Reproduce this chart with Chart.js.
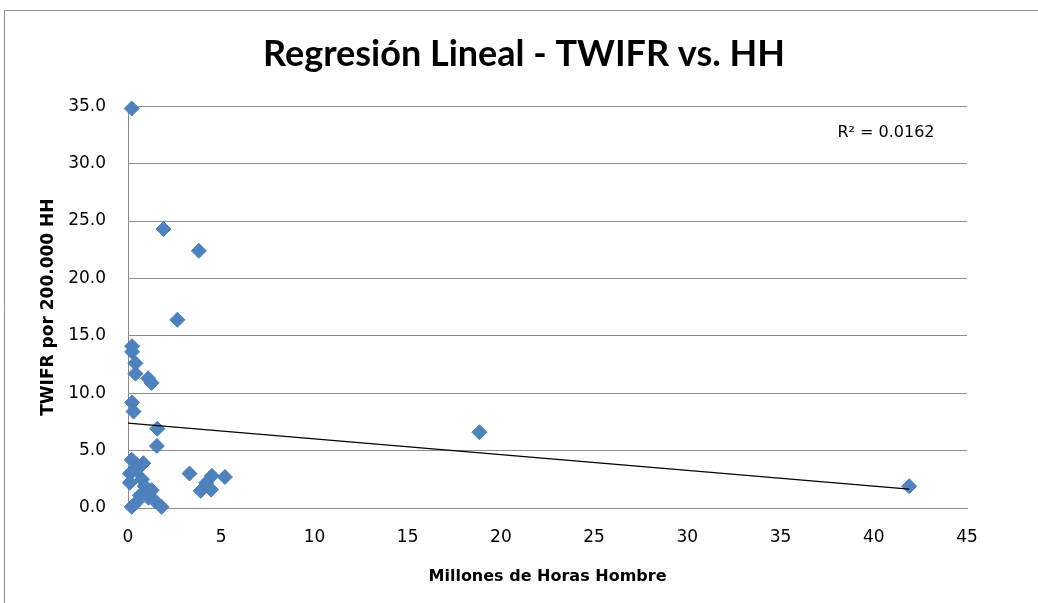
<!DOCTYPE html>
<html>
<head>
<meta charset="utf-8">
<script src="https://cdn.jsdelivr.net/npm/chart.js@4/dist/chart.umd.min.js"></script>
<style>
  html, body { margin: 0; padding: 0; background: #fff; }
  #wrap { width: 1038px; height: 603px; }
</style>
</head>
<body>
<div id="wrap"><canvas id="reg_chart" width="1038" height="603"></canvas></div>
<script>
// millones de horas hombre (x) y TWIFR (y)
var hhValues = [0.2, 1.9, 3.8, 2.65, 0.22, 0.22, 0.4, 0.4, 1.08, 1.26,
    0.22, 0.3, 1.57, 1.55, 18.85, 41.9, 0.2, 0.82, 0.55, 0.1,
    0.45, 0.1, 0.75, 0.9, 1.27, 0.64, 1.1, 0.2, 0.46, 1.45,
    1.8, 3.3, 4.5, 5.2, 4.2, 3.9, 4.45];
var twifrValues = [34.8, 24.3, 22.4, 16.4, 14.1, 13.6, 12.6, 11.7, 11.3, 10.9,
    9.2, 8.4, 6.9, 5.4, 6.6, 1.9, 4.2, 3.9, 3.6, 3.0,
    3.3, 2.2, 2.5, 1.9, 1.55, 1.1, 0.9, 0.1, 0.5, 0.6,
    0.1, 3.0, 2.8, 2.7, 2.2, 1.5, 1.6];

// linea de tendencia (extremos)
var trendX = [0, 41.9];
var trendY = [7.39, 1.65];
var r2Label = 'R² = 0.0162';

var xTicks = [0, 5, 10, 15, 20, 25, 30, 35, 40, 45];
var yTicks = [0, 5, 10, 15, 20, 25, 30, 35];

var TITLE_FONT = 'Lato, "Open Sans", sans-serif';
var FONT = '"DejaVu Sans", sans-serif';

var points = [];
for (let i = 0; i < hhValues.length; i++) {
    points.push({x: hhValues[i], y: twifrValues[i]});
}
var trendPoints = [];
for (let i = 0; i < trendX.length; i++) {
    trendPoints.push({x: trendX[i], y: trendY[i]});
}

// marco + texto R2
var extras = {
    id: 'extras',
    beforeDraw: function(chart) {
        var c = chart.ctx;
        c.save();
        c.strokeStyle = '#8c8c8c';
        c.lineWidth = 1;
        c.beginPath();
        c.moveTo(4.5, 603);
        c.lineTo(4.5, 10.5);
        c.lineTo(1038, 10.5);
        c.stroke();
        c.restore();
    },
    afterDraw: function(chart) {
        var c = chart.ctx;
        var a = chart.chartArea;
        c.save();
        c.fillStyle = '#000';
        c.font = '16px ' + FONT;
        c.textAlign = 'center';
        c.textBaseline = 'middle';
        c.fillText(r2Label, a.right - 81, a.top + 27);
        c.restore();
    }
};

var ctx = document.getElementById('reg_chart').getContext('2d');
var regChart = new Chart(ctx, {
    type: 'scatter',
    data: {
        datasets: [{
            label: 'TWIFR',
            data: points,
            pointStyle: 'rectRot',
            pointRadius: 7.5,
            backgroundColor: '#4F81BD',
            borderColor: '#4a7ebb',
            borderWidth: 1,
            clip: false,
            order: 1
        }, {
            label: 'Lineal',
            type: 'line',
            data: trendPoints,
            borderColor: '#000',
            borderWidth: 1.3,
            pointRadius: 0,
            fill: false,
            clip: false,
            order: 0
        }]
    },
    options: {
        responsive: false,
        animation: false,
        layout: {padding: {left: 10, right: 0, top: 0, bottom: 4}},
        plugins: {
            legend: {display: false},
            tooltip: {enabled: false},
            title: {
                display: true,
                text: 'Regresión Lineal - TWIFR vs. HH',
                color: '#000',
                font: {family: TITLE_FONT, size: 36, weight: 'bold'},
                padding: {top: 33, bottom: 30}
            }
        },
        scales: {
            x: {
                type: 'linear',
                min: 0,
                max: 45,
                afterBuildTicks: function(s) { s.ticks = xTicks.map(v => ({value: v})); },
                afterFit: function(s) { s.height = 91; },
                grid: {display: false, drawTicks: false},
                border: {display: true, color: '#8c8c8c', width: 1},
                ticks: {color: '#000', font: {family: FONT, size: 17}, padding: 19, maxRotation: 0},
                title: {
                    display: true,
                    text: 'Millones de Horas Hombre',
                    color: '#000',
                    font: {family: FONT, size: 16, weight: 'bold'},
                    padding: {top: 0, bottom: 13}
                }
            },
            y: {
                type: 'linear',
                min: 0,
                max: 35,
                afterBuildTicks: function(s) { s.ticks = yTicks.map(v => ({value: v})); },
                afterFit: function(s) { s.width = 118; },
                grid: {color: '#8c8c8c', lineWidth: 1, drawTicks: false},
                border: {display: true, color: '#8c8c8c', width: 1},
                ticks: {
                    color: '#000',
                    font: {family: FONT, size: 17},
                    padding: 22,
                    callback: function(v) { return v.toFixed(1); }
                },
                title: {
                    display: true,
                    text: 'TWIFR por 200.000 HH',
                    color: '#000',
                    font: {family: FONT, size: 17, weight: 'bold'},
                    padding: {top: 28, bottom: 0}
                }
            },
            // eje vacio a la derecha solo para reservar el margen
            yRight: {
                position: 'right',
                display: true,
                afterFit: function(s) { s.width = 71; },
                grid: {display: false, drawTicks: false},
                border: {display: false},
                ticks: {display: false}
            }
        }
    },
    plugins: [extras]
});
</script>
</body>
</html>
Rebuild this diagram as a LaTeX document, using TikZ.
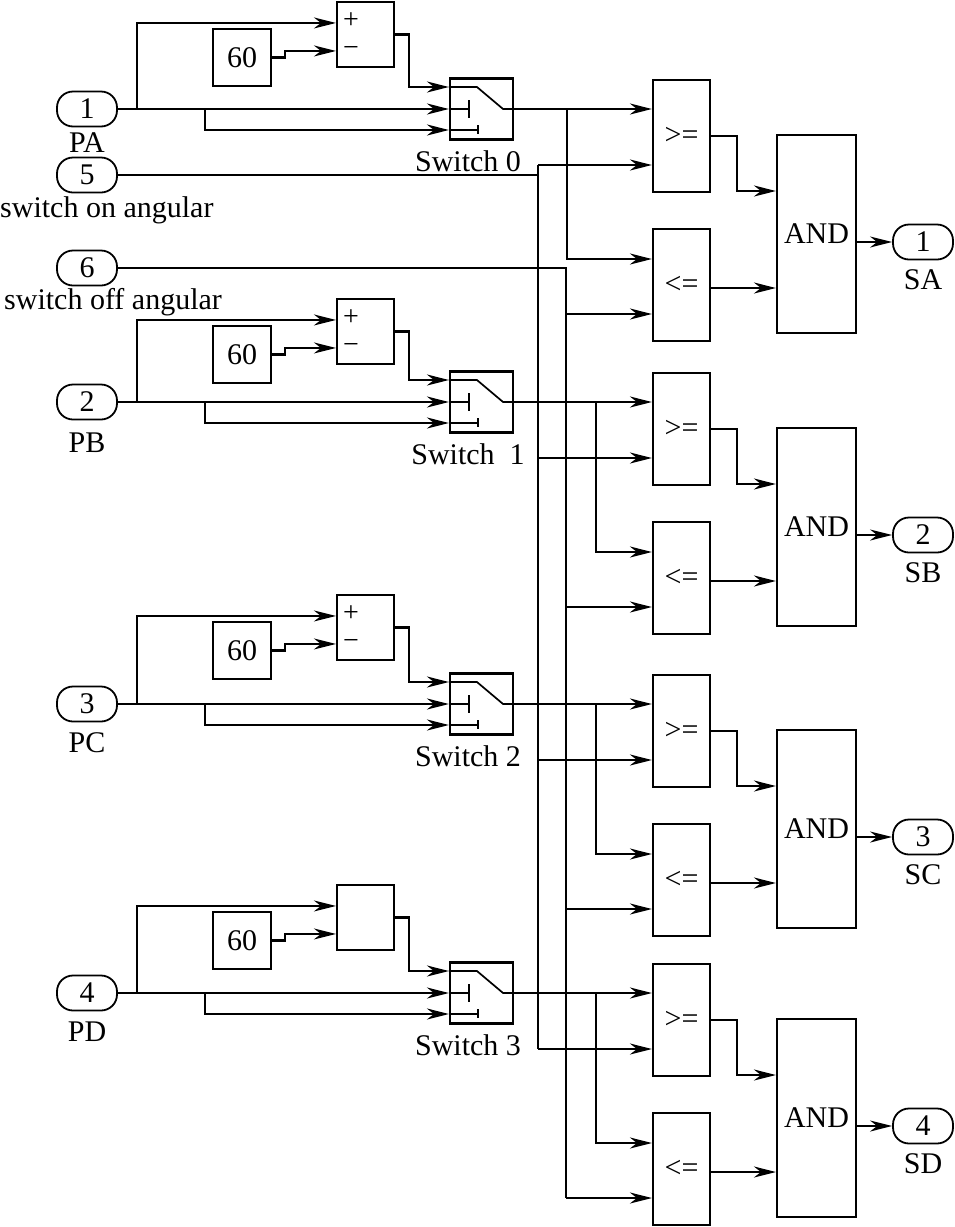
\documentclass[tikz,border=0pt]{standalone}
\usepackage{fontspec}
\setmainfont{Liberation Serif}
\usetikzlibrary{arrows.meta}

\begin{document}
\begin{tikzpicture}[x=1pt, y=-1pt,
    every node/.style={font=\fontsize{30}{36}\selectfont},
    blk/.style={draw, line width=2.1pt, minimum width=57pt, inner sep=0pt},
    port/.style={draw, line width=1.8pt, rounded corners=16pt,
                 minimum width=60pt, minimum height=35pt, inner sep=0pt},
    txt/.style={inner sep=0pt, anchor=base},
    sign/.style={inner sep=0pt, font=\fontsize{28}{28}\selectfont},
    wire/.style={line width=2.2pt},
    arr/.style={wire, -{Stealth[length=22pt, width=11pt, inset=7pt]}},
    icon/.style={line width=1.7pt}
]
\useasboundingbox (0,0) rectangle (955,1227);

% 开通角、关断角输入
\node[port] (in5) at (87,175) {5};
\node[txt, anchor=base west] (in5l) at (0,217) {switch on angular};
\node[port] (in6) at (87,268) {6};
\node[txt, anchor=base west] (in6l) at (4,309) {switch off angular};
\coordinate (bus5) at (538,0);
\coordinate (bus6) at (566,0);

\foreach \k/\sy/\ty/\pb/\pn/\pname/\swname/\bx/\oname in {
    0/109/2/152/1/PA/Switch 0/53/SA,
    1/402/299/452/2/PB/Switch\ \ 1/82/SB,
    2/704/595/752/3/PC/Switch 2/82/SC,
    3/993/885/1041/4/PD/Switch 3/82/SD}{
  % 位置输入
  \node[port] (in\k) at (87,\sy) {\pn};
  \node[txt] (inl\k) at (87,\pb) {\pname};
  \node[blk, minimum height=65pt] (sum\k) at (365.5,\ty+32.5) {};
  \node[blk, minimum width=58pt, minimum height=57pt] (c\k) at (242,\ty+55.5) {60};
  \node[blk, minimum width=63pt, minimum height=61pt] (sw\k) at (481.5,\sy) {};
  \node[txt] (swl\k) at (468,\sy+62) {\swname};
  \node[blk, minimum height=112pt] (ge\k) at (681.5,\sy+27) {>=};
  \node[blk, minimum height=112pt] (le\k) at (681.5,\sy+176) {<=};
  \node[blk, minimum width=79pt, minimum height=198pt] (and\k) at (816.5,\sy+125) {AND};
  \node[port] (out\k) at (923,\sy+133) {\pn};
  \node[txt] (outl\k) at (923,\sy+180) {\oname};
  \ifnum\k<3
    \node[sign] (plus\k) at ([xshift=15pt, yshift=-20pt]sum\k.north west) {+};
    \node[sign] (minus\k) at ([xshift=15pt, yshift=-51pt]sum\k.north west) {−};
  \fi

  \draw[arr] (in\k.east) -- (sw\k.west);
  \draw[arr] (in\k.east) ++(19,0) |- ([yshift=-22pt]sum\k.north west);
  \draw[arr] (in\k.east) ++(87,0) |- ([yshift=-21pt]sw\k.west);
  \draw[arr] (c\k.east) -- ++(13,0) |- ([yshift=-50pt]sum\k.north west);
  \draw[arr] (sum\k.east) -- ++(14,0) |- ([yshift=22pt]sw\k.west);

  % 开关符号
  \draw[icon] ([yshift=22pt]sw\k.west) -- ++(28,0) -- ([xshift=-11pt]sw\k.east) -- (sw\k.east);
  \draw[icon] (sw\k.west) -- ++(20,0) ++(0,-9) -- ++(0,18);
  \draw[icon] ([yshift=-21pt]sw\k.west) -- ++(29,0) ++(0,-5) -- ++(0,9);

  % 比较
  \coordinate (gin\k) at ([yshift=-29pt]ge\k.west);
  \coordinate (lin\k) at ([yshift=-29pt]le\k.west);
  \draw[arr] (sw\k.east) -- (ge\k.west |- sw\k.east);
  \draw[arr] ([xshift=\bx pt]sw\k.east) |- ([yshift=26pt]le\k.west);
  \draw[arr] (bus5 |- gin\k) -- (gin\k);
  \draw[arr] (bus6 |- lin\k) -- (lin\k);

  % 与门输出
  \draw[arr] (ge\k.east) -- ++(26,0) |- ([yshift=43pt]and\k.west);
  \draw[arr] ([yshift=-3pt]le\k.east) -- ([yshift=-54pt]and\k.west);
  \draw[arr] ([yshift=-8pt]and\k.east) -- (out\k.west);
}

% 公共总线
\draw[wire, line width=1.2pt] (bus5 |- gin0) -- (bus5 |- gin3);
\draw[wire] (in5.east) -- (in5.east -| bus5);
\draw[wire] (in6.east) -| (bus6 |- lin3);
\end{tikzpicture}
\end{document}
# # # #
> [PROBLEM TO WORK ON] Go through the material and copy out every line with "this" in it.

> [RESPONSE]
Reproduce this chart with Chart.js.
Rebuild this diagram as a LaTeX document, using TikZ.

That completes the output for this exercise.